In a statement, the Swiss government said that a "global standard" was necessary for the automatic exchange of information for taxation purposes.

"The most suitable body for preparing this would be the broadly based Organisation for Economic Co-operation and Development," it said, referring to the 34-nation grouping.

The statement was issued after Swiss Finance Minister Eveline Widmer-Schlumpf met with European Union tax chief Algirdas Semeta.

The financial crisis has thrown the spotlight squarely on the issue of tax evasion, notably by EU and US citizens who bank their cash out of sight of their home countries' authorities.

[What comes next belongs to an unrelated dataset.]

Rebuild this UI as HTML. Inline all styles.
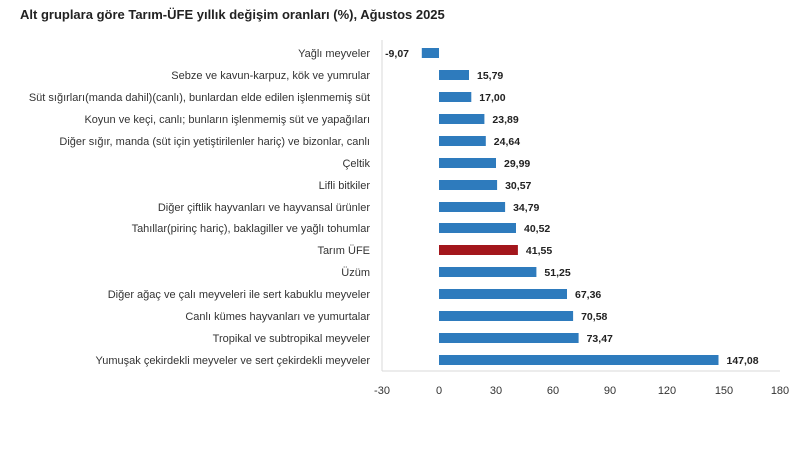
<!DOCTYPE html>
<html><head><meta charset="utf-8"><style>
body{margin:0;background:#fff;}
svg text{font-family:"Liberation Sans",sans-serif;}
.c{font-size:11px;fill:#333;text-anchor:end;}
.v{font-size:10.5px;font-weight:bold;fill:#222;}
</style></head><body>
<svg width="800" height="450" xmlns="http://www.w3.org/2000/svg">
<rect width="800" height="450" fill="#fff"/>
<text x="20" y="19" font-size="13" font-weight="bold" fill="#222">Alt gruplara göre Tarım-ÜFE yıllık değişim oranları (%), Ağustos 2025</text>
<line x1="382" y1="40" x2="382" y2="371" stroke="#d9d9d9"/>
<line x1="382" y1="371" x2="780" y2="371" stroke="#d9d9d9"/>
<g font-size="11" fill="#333" text-anchor="middle">
<text x="382" y="394">-30</text><text x="439" y="394">0</text><text x="496" y="394">30</text><text x="553" y="394">60</text><text x="610" y="394">90</text><text x="667" y="394">120</text><text x="724" y="394">150</text><text x="780" y="394">180</text>
</g>
<g fill="#2e7bbd">
<rect x="421.8" y="48" width="17.2" height="10"/>
<rect x="439" y="70" width="30" height="10"/>
<rect x="439" y="92" width="32.3" height="10"/>
<rect x="439" y="114" width="45.4" height="10"/>
<rect x="439" y="136" width="46.8" height="10"/>
<rect x="439" y="158" width="57" height="10"/>
<rect x="439" y="180" width="58.1" height="10"/>
<rect x="439" y="202" width="66.1" height="10"/>
<rect x="439" y="223" width="77" height="10"/>
<rect x="439" y="245" width="78.9" height="10" fill="#a3161c"/>
<rect x="439" y="267" width="97.4" height="10"/>
<rect x="439" y="289" width="128" height="10"/>
<rect x="439" y="311" width="134.1" height="10"/>
<rect x="439" y="333" width="139.6" height="10"/>
<rect x="439" y="355" width="279.5" height="10"/>
</g>
<text class="c" x="370" y="57">Yağlı meyveler</text>
<text class="c" x="370" y="79">Sebze ve kavun-karpuz, kök ve yumrular</text>
<text class="c" x="370" y="101">Süt sığırları(manda dahil)(canlı), bunlardan elde edilen işlenmemiş süt</text>
<text class="c" x="370" y="123">Koyun ve keçi, canlı; bunların işlenmemiş süt ve yapağıları</text>
<text class="c" x="370" y="145">Diğer sığır, manda (süt için yetiştirilenler hariç) ve bizonlar, canlı</text>
<text class="c" x="370" y="167">Çeltik</text>
<text class="c" x="370" y="189">Lifli bitkiler</text>
<text class="c" x="370" y="211">Diğer çiftlik hayvanları ve hayvansal ürünler</text>
<text class="c" x="370" y="232">Tahıllar(pirinç hariç), baklagiller ve yağlı tohumlar</text>
<text class="c" x="370" y="254">Tarım ÜFE</text>
<text class="c" x="370" y="276">Üzüm</text>
<text class="c" x="370" y="298">Diğer ağaç ve çalı meyveleri ile sert kabuklu meyveler</text>
<text class="c" x="370" y="320">Canlı kümes hayvanları ve yumurtalar</text>
<text class="c" x="370" y="342">Tropikal ve subtropikal meyveler</text>
<text class="c" x="370" y="364">Yumuşak çekirdekli meyveler ve sert çekirdekli meyveler</text>
<text class="v" x="409" y="57" text-anchor="end">-9,07</text>
<text class="v" x="477" y="79">15,79</text>
<text class="v" x="479.3" y="101">17,00</text>
<text class="v" x="492.4" y="123">23,89</text>
<text class="v" x="493.8" y="145">24,64</text>
<text class="v" x="504" y="167">29,99</text>
<text class="v" x="505.1" y="189">30,57</text>
<text class="v" x="513.1" y="211">34,79</text>
<text class="v" x="524" y="232">40,52</text>
<text class="v" x="525.9" y="254">41,55</text>
<text class="v" x="544.4" y="276">51,25</text>
<text class="v" x="575" y="298">67,36</text>
<text class="v" x="581.1" y="320">70,58</text>
<text class="v" x="586.6" y="342">73,47</text>
<text class="v" x="726.5" y="364">147,08</text>
</svg>
</body></html>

Swiss lawmakers are Tuesday scheduled to vote on a controversial deal with Washington that would give the Alpine country's banks legal closure in probes of their alleged complicity with tax evasion, in exchange for their paying potentially massive fines.

Switzerland has also repeatedly locked horns with the EU over the tax issue.

"Switzerland expects the EU to dispense with defensive measures against Switzerland and to be fair," the government said.

Switzerland, staunchly outside the 27-nation EU, is surrounded by the bloc's members and has tight economic ties with them.

Its financial sector is a traditional refuge for foreign depositors in tough times, and with the crisis having put tax havens into sharp focus, Switzerland has fought to defend its long-cherished principle of secrecy by giving ground in some areas but declining to allow the automatic handover of account details.

The EU has asked Switzerland to open talks on updating a 2005 deal on taxing the savings of EU citizens held in the banks in the Alpine nation.

"Switzerland has been willing to discuss such an amendment of the agreement since 2009, but it expects the EU to maintain access to its markets for financial services," the government said.

Switzerland taxes the savings of such depositors at a rate of 35 percent -- raised from the original 20 percent in 2011 -- and pays the funds anonymously back to member states.

Only interest in the purest sense is taxed, but Brussels wants to widen the net to cover dividends from shares and life insurance policies, as well as capital gains from the sale of shares and real estate.

The issue has sparked bitter debate within the EU itself, though resistance by traditional havens Austria and Luxembourg to the automatic sharing of bank records has been chipped away, five years after other member states approved new rules.

Switzerland has insisted that all the globe's offshore havens -- for example, Britain's various Caribbean territories -- must also fall into line to ensure a level playing field.